By Sophia Blankenhorn for Medicine Focus
In 2012, Ottawa-based nurse practitioner Patricia McCarthy, BScN’85, MSc’91, served on a planning committee for a national cancer nursing conference, an experience that would inspire her to do something she had never thought of, write a children’s book.
McCarthy remembers at one point during the conference walking with two Inuit nurses and commenting on the beautiful fall weather when one of the nurses shared, “Even though I am an adult now and I shouldn’t really feel this way, I am still a little bit afraid of trees.”
The idea that something as commonplace as trees could appear foreign caught McCarthy’s attention. She thought of it in relation to Inuit children who have to travel south for cancer treatment.
“On top of facing cancer, these children must leave their homeland and deal with a new, strange, and sometimes frightening environment,” says McCarthy.
Soon after came McCarthy’s “Eureka moment.”
Using her knowledge from a 23-year career as a pediatric nurse practitioner in oncology, she resolved to write a children’s book for young Inuit cancer patients and their parents. It would be both a resource for families and a source of comfort to help them through a difficult process.
This past summer saw the publication of Jon’s Tricky Journey: A Story for Inuit Children with Cancer and Their Families.
Jon’s Tricky Journey is not a typical bedtime time story.
Written in Inuktitut and English, the first section of the book tells the story of an Inuit boy Jon’s experience of cancer, starting from first diagnosis. The latter half of the book features information for both parents and caregivers alike. It includes tools such as the Northern Pain Scale, which “helps doctors and nurses understand the severity of a child’s pain using Inuit facial expressions.”
There is a body of information on the Inuit experience of the health care system, says McCarthy, but it is not always easily available to patients. Jon’s Tricky Journey is an attempt to “translate that information into a format that is more accessible.”
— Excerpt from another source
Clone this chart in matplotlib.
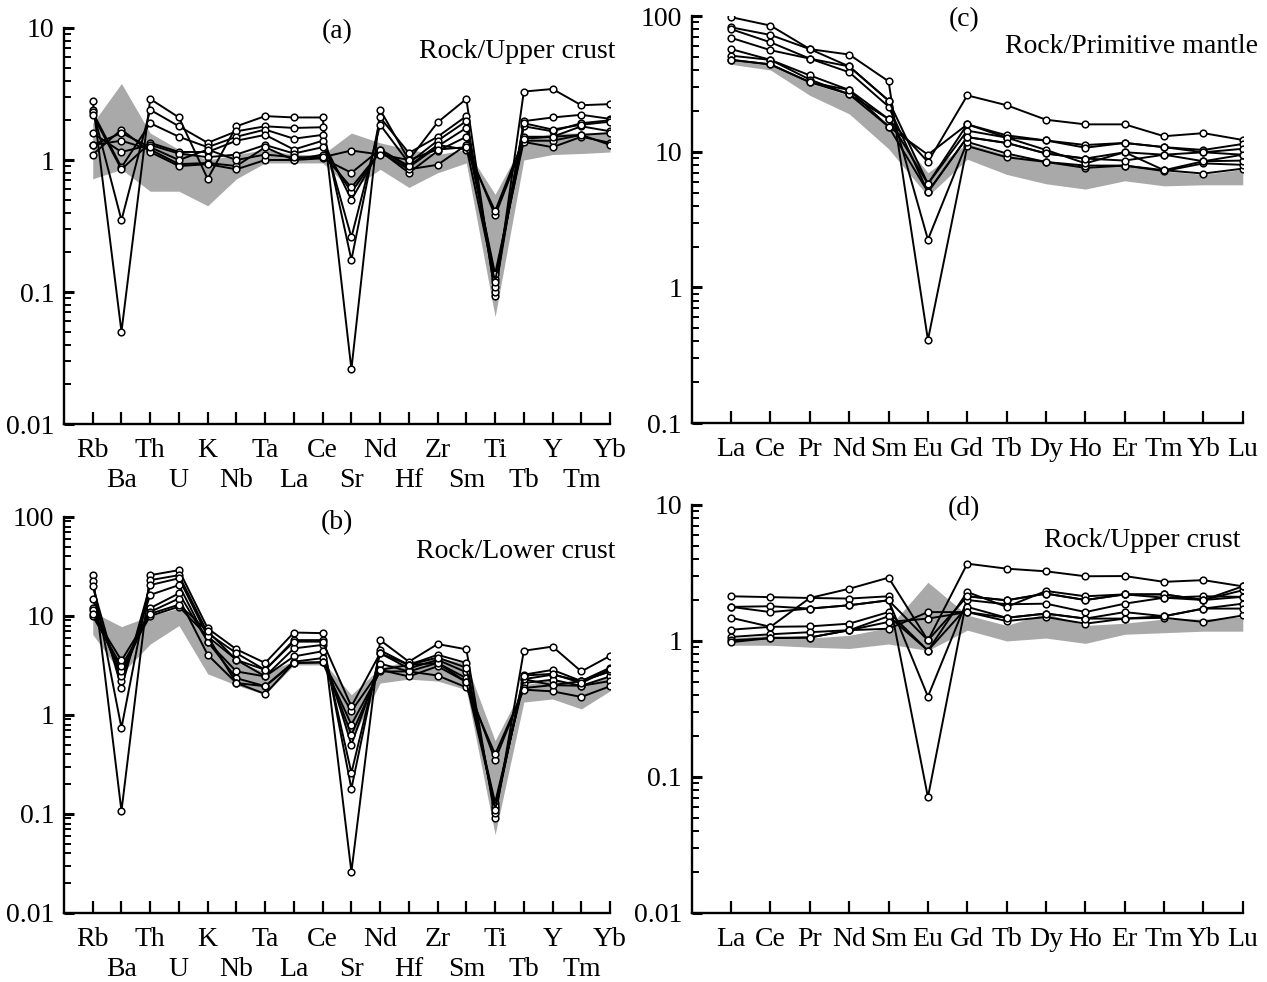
import matplotlib
matplotlib.use("Agg")
import matplotlib.pyplot as plt
import numpy as np
from matplotlib.ticker import LogLocator, FuncFormatter, NullFormatter

plt.rcParams['font.family'] = ['Liberation Serif', 'DejaVu Serif']

# spider diagram elements
trace_el = ['Rb', 'Ba', 'Th', 'U', 'K', 'Nb', 'Ta', 'La', 'Ce', 'Sr',
            'Nd', 'Hf', 'Zr', 'Sm', 'Ti', 'Tb', 'Y', 'Tm', 'Yb']
ree_el = ['La', 'Ce', 'Pr', 'Nd', 'Sm', 'Eu', 'Gd', 'Tb', 'Dy', 'Ho',
          'Er', 'Tm', 'Yb', 'Lu']

# (a) Rock / Upper crust
a_samples = [
    [2.8, 0.05, 2.9, 2.1, 0.72, 1.8, 2.15, 2.1, 2.1, 0.026, 2.4, 1.0, 1.93, 2.9, 0.094, 3.3, 3.45, 2.6, 2.65],
    [2.4, 0.35, 2.4, 1.8, 1.35, 1.65, 1.8, 1.75, 1.77, 0.175, 2.1, 1.13, 1.5, 2.15, 0.1, 1.97, 2.1, 2.2, 2.05],
    [2.3, 0.88, 1.9, 1.5, 1.25, 1.5, 1.7, 1.45, 1.55, 0.26, 1.85, 0.95, 1.4, 1.97, 0.11, 1.8, 1.65, 1.9, 2.0],
    [2.2, 0.85, 1.35, 1.15, 1.15, 1.4, 1.55, 1.2, 1.4, 0.5, 1.2, 0.88, 1.27, 1.75, 0.125, 1.5, 1.5, 1.8, 1.65],
    [1.6, 1.15, 1.3, 1.12, 1.05, 1.1, 1.3, 1.12, 1.25, 0.57, 1.17, 0.8, 1.17, 1.5, 0.137, 1.4, 1.4, 1.55, 1.6],
    [1.3, 1.4, 1.2, 0.93, 0.95, 0.9, 1.25, 1.0, 1.1, 0.62, 1.15, 0.85, 0.92, 1.3, 0.38, 1.37, 1.25, 1.5, 1.35],
    [1.1, 1.7, 1.15, 0.9, 0.93, 0.85, 1.0, 1.0, 1.03, 0.8, 1.2, 0.9, 1.3, 1.2, 0.41, 1.45, 1.5, 1.55, 1.3],
    [1.3, 1.6, 1.25, 1.0, 1.2, 1.0, 1.1, 1.05, 1.05, 1.18, 1.1, 1.0, 1.2, 1.25, 0.12, 1.9, 1.7, 1.85, 1.95],
]
a_band_lo = [0.72, 0.85, 0.58, 0.58, 0.45, 0.72, 0.95, 0.95, 0.95, 0.6, 0.85, 0.62, 0.8, 0.95, 0.065, 1.0, 1.1, 1.12, 1.15]
a_band_hi = [1.9, 3.8, 1.6, 1.2, 1.0, 1.1, 1.2, 1.1, 1.1, 1.6, 1.35, 1.2, 1.1, 1.2, 0.55, 1.4, 1.6, 1.6, 1.6]

# (b) Rock / Lower crust
b_samples = [
    [26, 0.107, 25.8, 29, 7.5, 4.6, 3.35, 6.8, 6.7, 0.026, 5.7, 3.45, 5.2, 4.6, 0.092, 4.45, 4.9, 2.75, 3.95],
    [22.5, 0.74, 23, 25.8, 6.7, 4.2, 2.85, 5.7, 5.7, 0.18, 4.5, 3.2, 4.05, 3.35, 0.103, 2.55, 2.85, 2.2, 3.0],
    [20, 1.87, 20.5, 24, 6.2, 3.6, 2.45, 4.7, 5.1, 0.26, 4.2, 2.95, 3.6, 2.7, 0.115, 2.3, 2.55, 2.2, 2.75],
    [15, 2.2, 16.3, 20.5, 5.5, 2.75, 2.45, 3.9, 4.4, 0.5, 3.3, 2.75, 3.35, 2.35, 0.13, 2.1, 2.27, 1.97, 2.45],
    [12, 2.45, 12, 16.9, 5.5, 2.35, 1.95, 3.45, 3.75, 0.63, 2.85, 2.45, 3.1, 2.15, 0.35, 1.87, 2.0, 1.97, 2.2],
    [11.5, 2.75, 11, 15, 4.05, 2.1, 1.63, 3.35, 3.4, 0.8, 2.75, 2.75, 2.5, 1.9, 0.4, 1.8, 1.73, 1.52, 1.95],
    [10, 3.1, 10, 12.4, 6.2, 2.1, 1.95, 3.35, 3.4, 1.09, 2.85, 3.2, 3.35, 2.15, 0.12, 2.3, 2.0, 2.2, 2.75],
    [10.5, 3.55, 10.5, 13, 7.0, 3.6, 2.85, 5.5, 5.5, 1.22, 4.2, 3.2, 3.8, 3.0, 0.11, 2.5, 2.6, 2.1, 2.9],
]
b_band_lo = [6.5, 2.6, 5.2, 8.0, 2.6, 2.0, 1.6, 3.2, 3.2, 0.55, 2.1, 2.3, 2.2, 1.8, 0.062, 1.35, 1.45, 1.15, 1.75]
b_band_hi = [11, 7.8, 10, 12, 6.0, 3.5, 2.7, 3.5, 3.5, 1.6, 3.0, 3.5, 3.8, 3.3, 0.55, 2.0, 2.3, 2.0, 2.5]

# (c) Rock / Primitive mantle
c_samples = [
    [98, 85, 57, 52, 33, 0.41, 11.0, 9.1, 8.4, 7.6, 7.9, 7.3, 6.9, 7.5],
    [82.5, 72.5, 57, 42.5, 23.8, 2.25, 11.8, 9.7, 8.4, 7.9, 7.9, 7.2, 8.2, 8.0],
    [80, 64, 48.5, 38.5, 21.5, 5.05, 12.8, 11.6, 9.7, 8.9, 8.6, 9.5, 8.5, 8.6],
    [69, 56, 48.5, 42.5, 23.8, 5.8, 14.3, 12.7, 10.3, 8.2, 9.9, 7.3, 8.5, 9.5],
    [57, 47.5, 36.5, 28.5, 17.4, 8.4, 26, 22, 17.2, 15.9, 15.9, 13.0, 13.7, 12.2],
    [51, 47.5, 34, 26.5, 15.3, 9.5, 15.9, 13.2, 12.1, 11.2, 11.6, 10.8, 10.3, 11.4],
    [47.5, 44, 32.5, 26.5, 17.4, 5.8, 15.9, 12.7, 12.1, 10.7, 11.6, 10.8, 9.9, 10.5],
    [47.5, 44, 32.5, 28.5, 15.3, 5.05, 12.8, 11.6, 9.7, 8.9, 9.9, 9.5, 9.9, 9.5],
]
c_band_lo = [44, 40, 26, 19, 10.5, 4.7, 8.8, 6.8, 5.8, 5.3, 6.1, 5.6, 5.7, 5.7]
c_band_hi = [48, 44, 32, 26, 16, 7.0, 11.5, 9.5, 8.5, 7.6, 8.0, 7.2, 6.8, 7.4]

# (d) Rock / Upper crust
d_samples = [
    [2.13, 2.1, 2.07, 2.05, 2.13, 0.071, 2.13, 1.99, 2.23, 2.0, 2.2, 2.2, 2.0, 2.36],
    [1.78, 1.8, 1.73, 1.83, 1.99, 0.39, 2.0, 1.86, 1.88, 1.63, 1.88, 2.08, 2.13, 2.11],
    [1.48, 1.27, 2.07, 2.42, 2.92, 1.01, 3.7, 3.4, 3.25, 2.99, 3.0, 2.72, 2.8, 2.52],
    [1.21, 1.27, 1.28, 1.34, 1.63, 0.85, 2.29, 1.78, 2.33, 2.13, 2.2, 2.2, 2.0, 2.52],
    [1.07, 1.12, 1.16, 1.2, 1.52, 0.85, 1.78, 1.48, 1.59, 1.46, 1.63, 1.52, 1.73, 1.88],
    [1.01, 1.05, 1.06, 1.2, 1.38, 1.46, 1.63, 1.4, 1.5, 1.34, 1.46, 1.48, 1.38, 1.54],
    [0.98, 1.05, 1.06, 1.2, 1.23, 1.63, 1.63, 1.48, 1.59, 1.46, 1.46, 1.52, 1.73, 1.73],
    [1.78, 1.63, 1.73, 1.83, 1.99, 1.01, 2.13, 1.99, 2.23, 2.0, 2.2, 2.08, 2.0, 2.11],
]
d_band_lo = [0.93, 0.93, 0.9, 0.88, 0.95, 0.85, 1.2, 1.0, 1.05, 0.96, 1.12, 1.15, 1.18, 1.18]
d_band_hi = [1.05, 1.1, 1.05, 1.1, 1.25, 2.7, 1.55, 1.3, 1.6, 1.3, 1.35, 1.45, 1.45, 1.5]

FS = 20


def spider(ax, elems, samples, lo, hi, ylim, tag, norm, tag_xy, norm_xy, two_rows):
    x = np.arange(len(elems))
    ax.fill_between(x, lo, hi, color='#a9a9a9', lw=0, zorder=1)
    for s in samples:
        ax.plot(x, s, color='black', lw=1.4, marker='o', ms=4.8,
                mfc='white', mec='black', mew=1.1, zorder=3)
    ax.set_yscale('log')
    ax.set_ylim(*ylim)
    ax.set_xlim(-1, len(elems) - 1)
    ax.spines['top'].set_visible(False)
    ax.spines['right'].set_visible(False)
    for sp in ('left', 'bottom'):
        ax.spines[sp].set_linewidth(1.7)
    ax.yaxis.set_major_locator(LogLocator(base=10, numticks=10))
    ax.yaxis.set_minor_locator(LogLocator(base=10, subs=np.arange(2, 10), numticks=10))
    ax.yaxis.set_major_formatter(FuncFormatter(lambda v, p: f'{v:g}'))
    ax.yaxis.set_minor_formatter(NullFormatter())
    ax.tick_params(axis='y', which='major', direction='in', length=7, width=2.2,
                   labelsize=FS, pad=7)
    ax.tick_params(axis='y', which='minor', direction='in', length=5, width=1.4)
    ax.set_xticks(x)
    ax.set_xticklabels([])
    ax.tick_params(axis='x', direction='in', length=9, width=1.6)
    # element names: one row, or alternating two rows
    for i, e in enumerate(elems):
        off = 19 if (not two_rows or i % 2 == 0) else 40.5
        ax.annotate(e, xy=(i, 0), xycoords=('data', 'axes fraction'),
                    xytext=(0, -off), textcoords='offset points',
                    ha='center', va='center', fontsize=FS)
    ax.text(tag_xy[0], tag_xy[1], tag, transform=ax.transAxes, fontsize=FS,
            ha='center', va='center')
    ax.text(norm_xy[0], norm_xy[1], norm, transform=ax.transAxes, fontsize=FS,
            ha='right', va='center')


fig = plt.figure(figsize=(12.67, 9.82), dpi=100)
ax_a = fig.add_axes([0.0505, 0.5682, 0.431, 0.4033])
ax_b = fig.add_axes([0.0505, 0.0703, 0.431, 0.4033])
ax_c = fig.add_axes([0.546, 0.5692, 0.4349, 0.4145])
ax_d = fig.add_axes([0.546, 0.0703, 0.4349, 0.4155])

spider(ax_a, trace_el, a_samples, a_band_lo, a_band_hi, (0.01, 10), '(a)',
       'Rock/Upper crust', (0.5, 0.99), (1.009, 0.94), True)
spider(ax_b, trace_el, b_samples, b_band_lo, b_band_hi, (0.01, 100), '(b)',
       'Rock/Lower crust', (0.5, 0.985), (1.009, 0.912), True)
spider(ax_c, ree_el, c_samples, c_band_lo, c_band_hi, (0.1, 100), '(c)',
       'Rock/Primitive mantle', (0.494, 0.99), (1.027, 0.926), False)
spider(ax_d, ree_el, d_samples, d_band_lo, d_band_hi, (0.01, 10), '(d)',
       'Rock/Upper crust', (0.494, 0.99), (0.995, 0.914), False)

fig.savefig('out.png', dpi=100)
The path to publication was not without obstacles.
After the initial inspiration in 2012, McCarthy received a grant from the Childhood Cancer Canada Foundation and C17, a Canadian pediatric cancer and blood disorder group, for the project. However, due to a busy work life it was not until 2014 when, after 35 years as a nurse and then nurse practitioner, she took an early retirement that she had enough time to write, “It was then that everything fell into place,” she recalls.
The book is based on a real child, whose treatment process McCarthy followed for a year.
Although the family remains anonymous, McCarthy was able to include some personal touches. “I could not identify the child to protect their privacy but there are some little things we could include, for example the child’s favorite color is red and so in my book Jon is always wearing something red. On the last page of the story section, there is a small painting of hand prints like one I made with him and his family members. I wanted him to know that it was his story.”
As for future goals, McCarthy would like to get the book onto reading lists for students in nursing programs. The power of story was a lesson learned at McGill. “Our professor had us read a story and then write a paper about the patient’s perspective. That is what nursing is all about—understanding the patient’s perspective,” she says.
With her publisher, Inuit-owned, Iqaluit-based Inhabit Media, McCarthy has sent copies of Jon’s Tricky Journey to hospitals across Canada.
Her vision for this book realized, McCarthy is the first to admit there is still work to do. Until then, Jon’s Tricky Journey acknowledges some of the many difficulties faced by young Inuit cancer patients and their families, with a message of strength and hope. “That,” says McCarthy, “is my approach to nursing.”